# Anyone have a canning recipe for enchilada sauce?



## willow_girl (Dec 7, 2002)

HWB or pressure canner, either way is good! Thanks!


----------



## wally (Oct 9, 2007)

Here is one we like, it came from our church cookbook. You will need 2T veg oil,2T flour,1/4 cup chili powder,2 cup beef broth,2 cup tomato juice, 1/2 t oregano,1/4 t cummin,1/2 t garlic and 1 t salt. Combine oil and flour to make a roux, cook about 2 minutes untll browned, then add the rest of ingrediants bring to a boil and simmer 15 minutes or cook down to the thckness you like. This make about a quart, we process in pints and 1/2 pints for 15 minutes in BB. Enjoy


----------



## marinemomtatt (Oct 8, 2006)

Red? Green? Brown?


----------



## willow_girl (Dec 7, 2002)

It's all good, AFAIC! 

Oh, I should have mentioned it needs to be vegetarian! :ashamed:


----------



## marinemomtatt (Oct 8, 2006)

In our house all the enchilada sauces are vegetarian...not vegan though, cuz the brown sauce requires a roux and it doesn't come out as tasty when using EVOO.
Our RED sauce uses our canned salsa as a base.
Our GREEN uses our canned GREEN Tomato salsa as a base.


----------



## netskyblue (Jul 25, 2012)

I've made a modified version of this recipe, though I didn't can it. I'm not sure if the oil content would make it un-cannable.

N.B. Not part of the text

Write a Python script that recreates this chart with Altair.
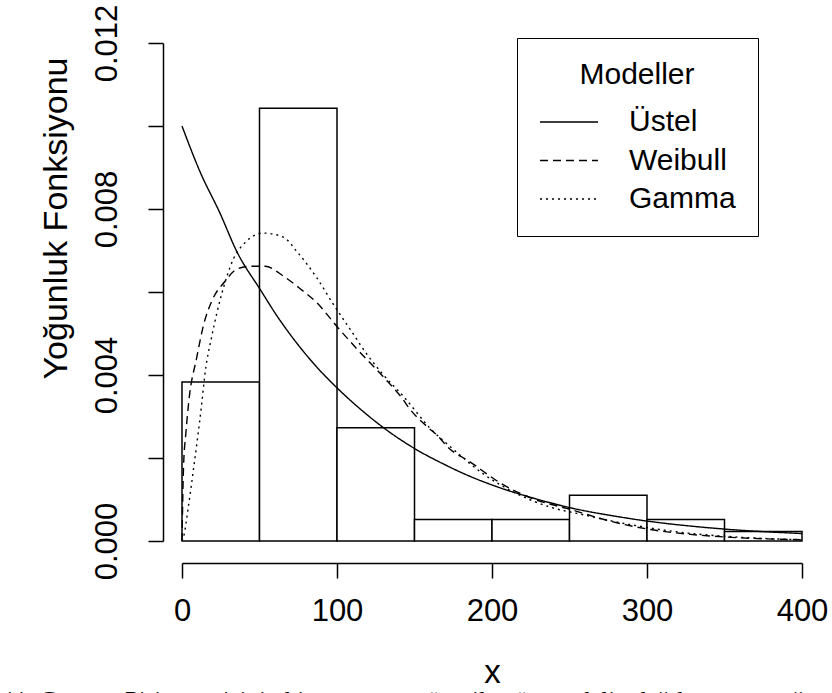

http://allrecipes.com/recipe/the-best-red-enchilada-sauce/

I used 6 ancho chiles, 2 guajillo chiles, only 2 cups of beef stock (homemade), and added 1/8 teaspoon each of chipotle chile powder and smoked paprika.

Then I used the water leftover from soaking the dried chiles, reduced it down, and mixed it with tomato juice for the liquid when I canned chili beans.

I have this recipe for salsa verde pinned on Pinterest, though I haven't had opportunity to make it yet: http://canningwithkids.com/blog/2010/09/canned-salsa-verde.html


----------



## tlrnnp67 (Nov 5, 2006)

Willow Girl,

I've made these squash enchiladas before, and they are VERY tasty. You could substitute vegetable broth for the chicken broth in the sauce. I've made several of her recipes and have yet to find one that didn't turn out great. I don't see why you couldn't make up extra sauce and pressure can it in pints.

http://homesicktexan.blogspot.com/2010/07/summer-squash-enchiladas.html

For a fresh dipping sauce, this is to die for:

http://homesicktexan.blogspot.com/2007/01/salsa-salvation-ninfas-green-sauce.html 

You should check out her site. I liked it so much, I went out and bought her cookbook.


----------